Его жизнь разлеталась на тысячу осколков, и он ни в чем теперь не был уверен.
Вечером был кризис. В какой-то момент мне даже показалось, что сердце замерло – на несколько секунд остановилось биение внутри малыша. Помог Тахир, сидевший рядом. Жесткий удар точно в центр хрупкого тела – и я снова подхватила рваный ритм, наполняя его всей доступной мне силой. Даже вскрикнуть не успела.

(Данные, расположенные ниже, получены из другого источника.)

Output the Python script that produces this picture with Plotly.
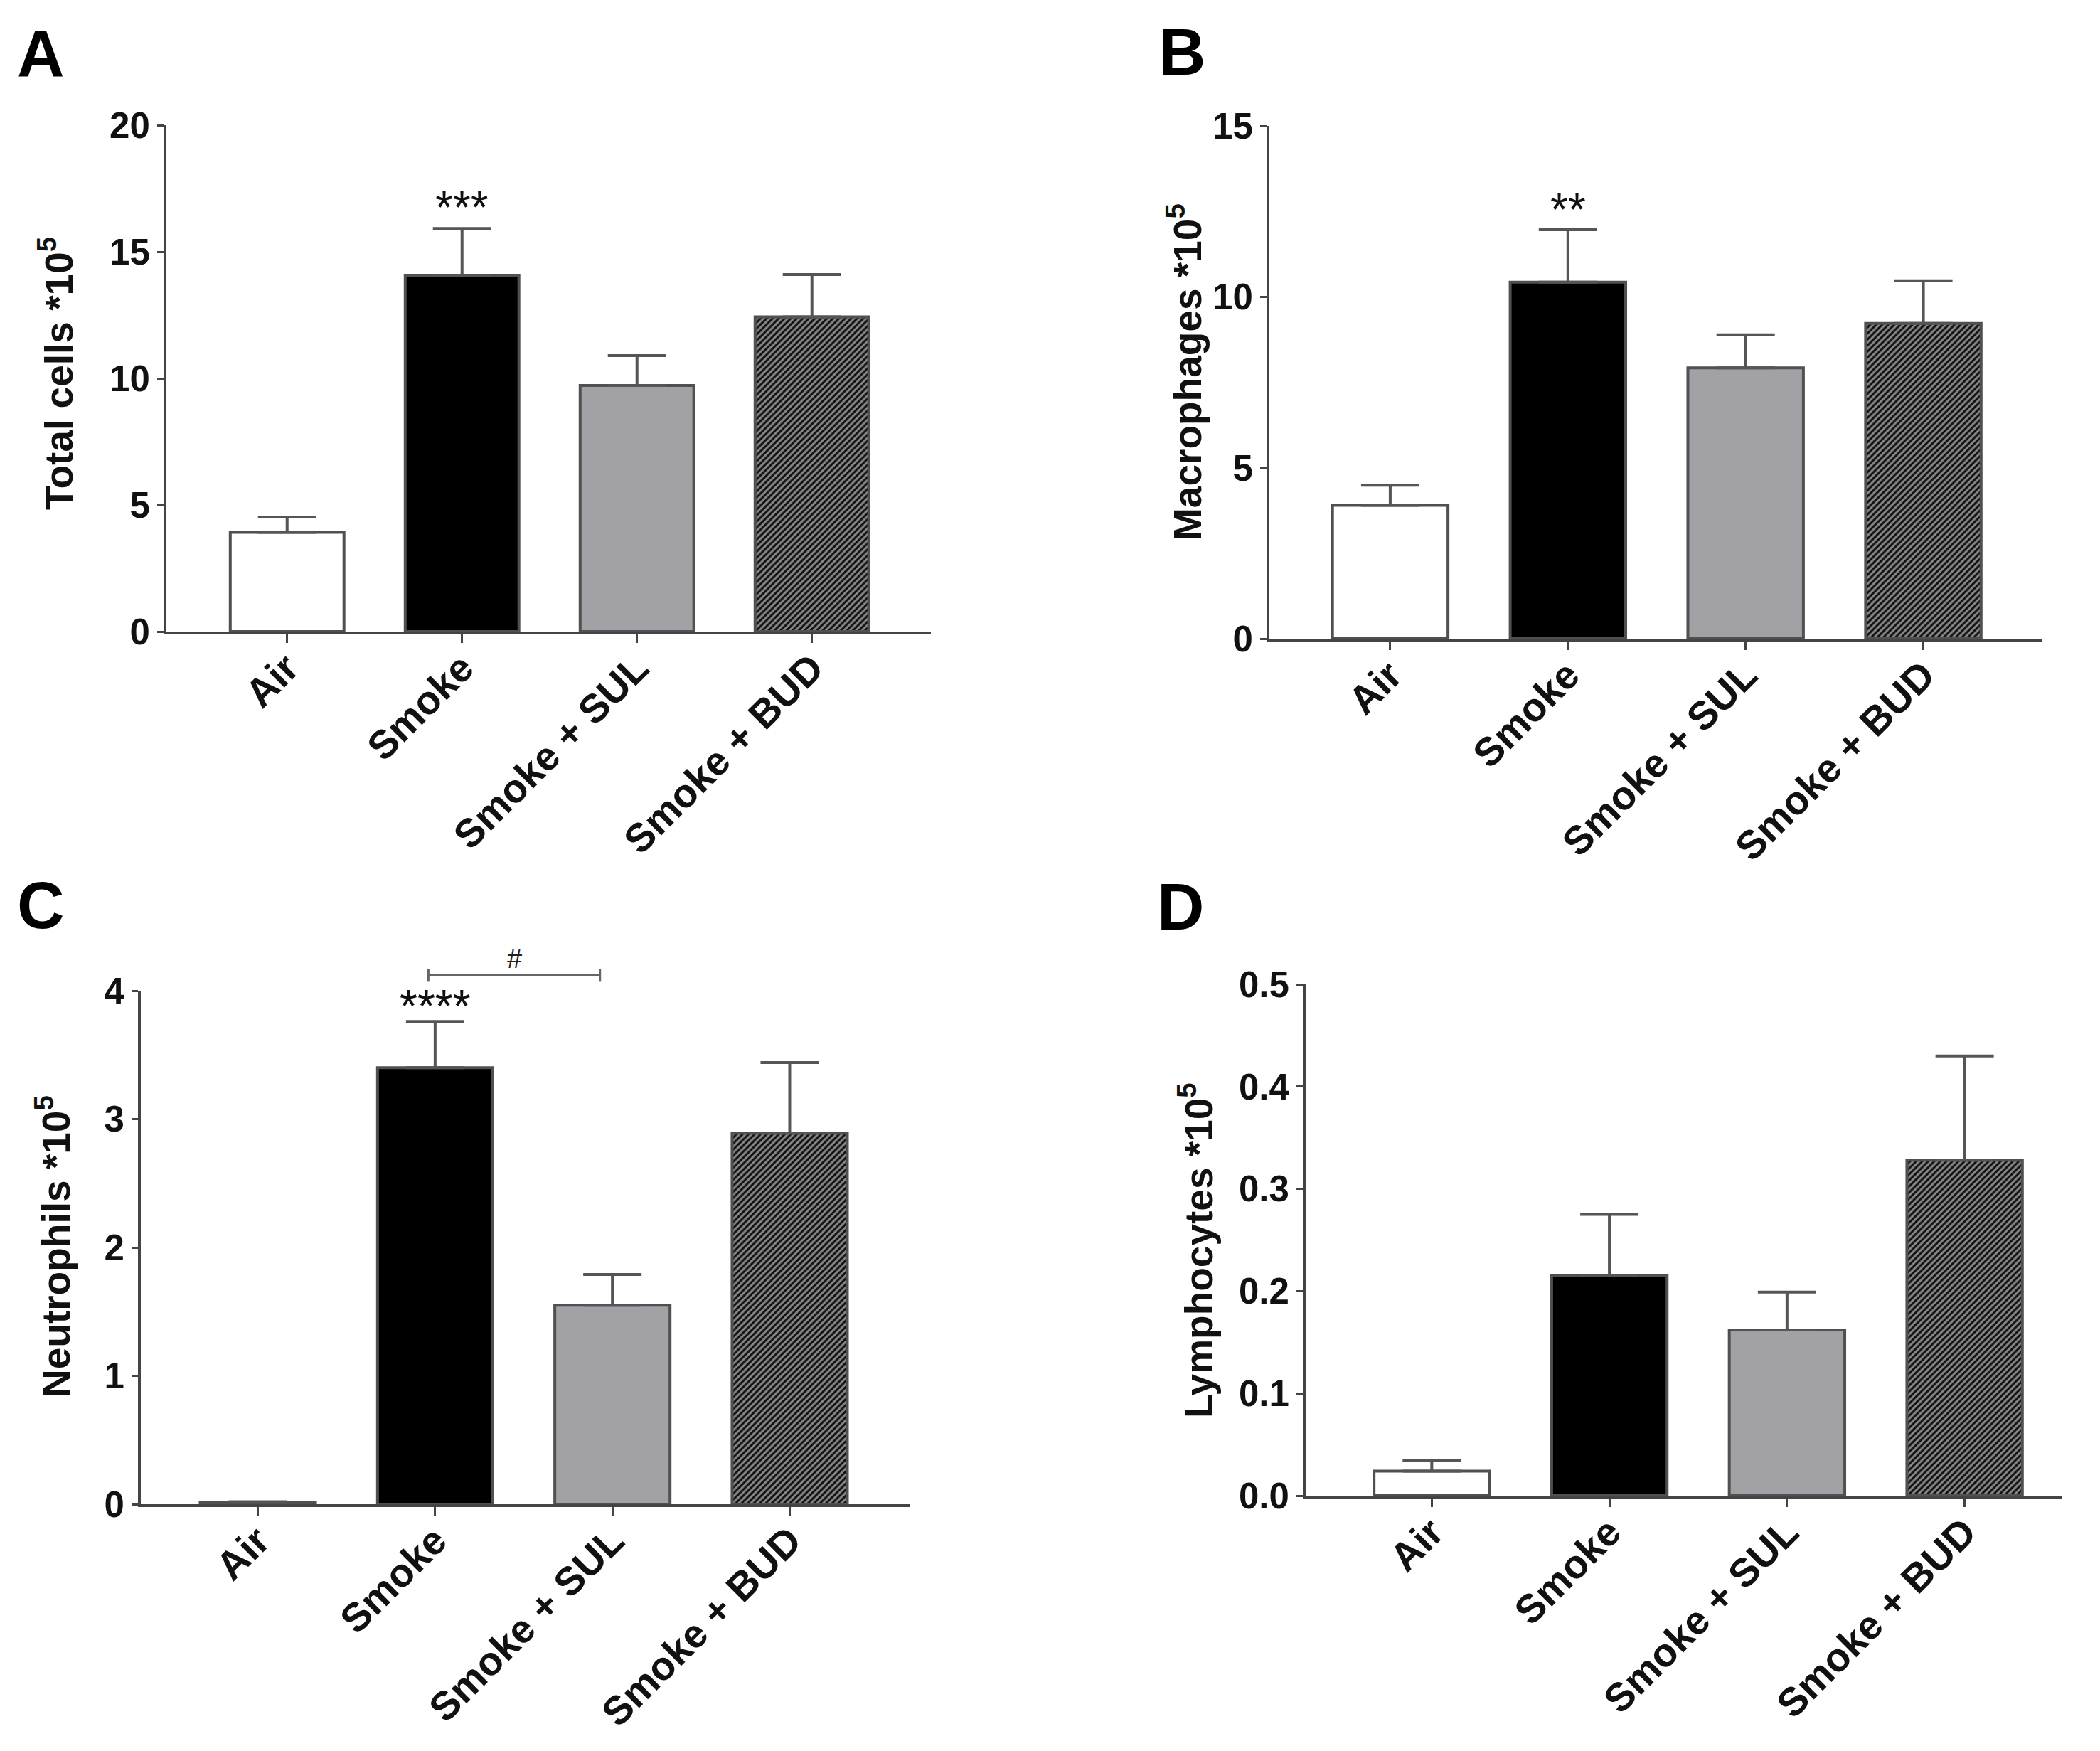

Тахир по дороге, криво усмехаясь, объяснил про привязку. Оказывается, мои ощущения, что я дышу за малыша, – вовсе не красивая метафора. Он несколько раз предлагал мне «отцепиться», «отпустить», но я упрямо мотала головой и изо всех сил представляла, как от меня идет сила к детенышу. Фантазировала и одновременно верила. Мне ли не верить в чудеса? Всю дорогу сжимала зубы и представляла, как от меня льется нечто неосязаемое и наполняет котенка. А после кризиса явственно ощутила, что всё будет хорошо. Словно сорвала жизнь детеныша с чужого крючка.